Finding sanctuary in Geneva
During World War II, hundreds of Jews fled from France into Switzerland via Geneva. After the border was closed in August 1942 this escape route became more difficult to navigate, but not impossible, as the stories of Lilian Blumenstein and Lili Reckendorf show.
The Blumensteins, who had spent two years in Marseilles waiting in vain for their visa for the United States, managed to escape largely unchallenged to the Swiss border a few days before the German occupation of southern France. Just a month later, this journey became life-threatening for Jewish people, as the systematic persecution and deportation of Jews intensified dramatically under German occupation of the entire territory of France. The number of admissions to Geneva’s internment camps also gives an indication of how much the pressure ramped up. From October to December 1942, 4,463 people seeking protection were registered in the Camp des Charmilles. Switzerland did not accept all of them.
The efforts of the city’s Conseil œcuménique, the forerunner of the World Council of Churches, show how help was given in the Calvinist-influenced Rhone city. After the border was closed, the Conseil had sought ways to legally bring to Switzerland persecuted people – Jews and Christians – who were in hiding in France. With the help of church networks, lists of names were compiled which were presented to Heinrich Rothmund, the head of the Eidgenössische Fremdenpolizei, Switzerland’s Federal Police for Foreigners, in autumn 1942. In tough negotiations, a quota of “non-refoulables” was set. This was the term used for people who, even without valid documents, were not to be turned away at the border crossings. This arrangement saved the lives of about 450 people by the end of the war. Fifty-four years old Lilli Reckendorf, who was stateless at the time, figured on one of these lists. Lilli had managed to escape from the Gurs camp in the Pyrenees and had been living in hiding ever since. Her account of her perilous journey to the Swiss border has survived.
In Annemasse nobody got out of the station without having their papers scrupulously checked. You just had to go along with it – there was no choice. And never speak a word.
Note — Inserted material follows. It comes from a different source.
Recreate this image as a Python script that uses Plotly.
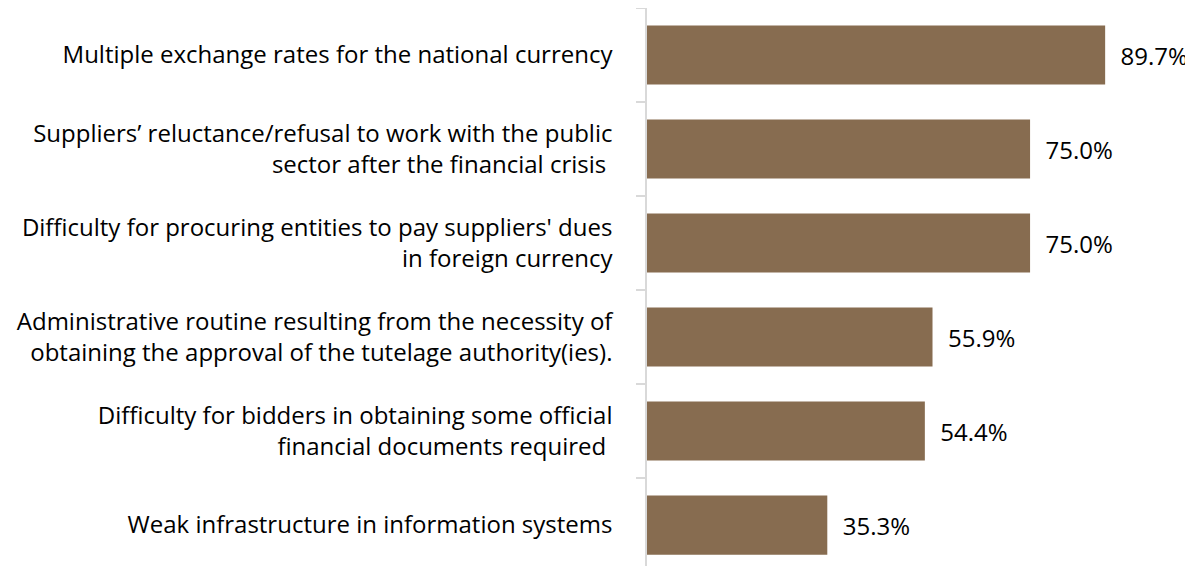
import plotly.graph_objects as go

categories = [
    "Multiple exchange rates for the national currency",
    "Suppliers’ reluctance/refusal to work with the public<br>sector after the financial crisis ",
    "Difficulty for procuring entities to pay suppliers' dues<br>in foreign currency",
    "Administrative routine resulting from the necessity of<br>obtaining the approval of the tutelage authority(ies).",
    "Difficulty for bidders in obtaining some official<br>financial documents required ",
    "Weak infrastructure in information systems",
]
values = [89.7, 75.0, 75.0, 55.9, 54.4, 35.3]
labels = ["\u00a0\u00a0%.1f%%" % v for v in values]

FONT = "Open Sans"
SIZE = 24

fig = go.Figure(
    go.Bar(
        y=categories,
        x=values,
        orientation="h",
        marker=dict(color="#876C50", line=dict(width=0)),
        width=0.63,
        text=labels,
        textposition="outside",
        textfont=dict(family=FONT, size=SIZE, color="#000000"),
        cliponaxis=False,
        constraintext="none",
    )
)

fig.update_layout(
    width=1193,
    height=566,
    margin=dict(l=639, r=8, t=0, b=8),
    paper_bgcolor="white",
    plot_bgcolor="white",
    font=dict(family=FONT, size=SIZE, color="#000000"),
    showlegend=False,
    xaxis=dict(
        range=[0, 106.9],
        visible=False,
        showgrid=False,
        zeroline=False,
    ),
    yaxis=dict(
        type="category",
        range=[5.436, -0.5],
        showline=True,
        linecolor="#D9D9D9",
        linewidth=1.5,
        ticks="outside",
        ticklen=9,
        tickcolor="#D9D9D9",
        tickwidth=1.5,
        tickson="boundaries",
        showgrid=False,
        ticklabelstandoff=28,
        tickfont=dict(family=FONT, size=SIZE, color="#000000"),
    ),
)

fig.write_html("out.html")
We walked through the town to a small restaurant where a “passeur” [smuggler] was to meet us. A “dubious” party of tourists was still socialising in the restaurant. A younger woman came with her husband and son and desperately sought help from the proprietor to find a hole to get across. We took the omnibus towards Thonon. We got off at Loisin and walked in twos along a dirt track.
Our escort now had to lead us to a farm at the border. Our sketch of the route was badly drawn. As we set foot on the farm territory, our escort babbled: “C’est bien ici, tout est réglé, déchirez vos papiers.” She jumped on to her bike and was gone. Now our route went this way and that through marshland and woods, across pastureland and along tracks. There were no sentries to be seen. The man next to me pointed to the barbed wire. The triple-layer entanglement of wires suddenly opened up, so wide that a hay cart could have driven through it, and we stepped into no man’s land. We were given brief directions on which way to go to find the tram line. Quick farewells. We were standing on farmland.
Since 2016, a plaque in Geneva has commemorated the canton’s former internment camps. Not everyone who found their way to Switzerland back then was allowed to stay. The fact that this expulsion and rejection was tantamount to a death sentence is also remembered.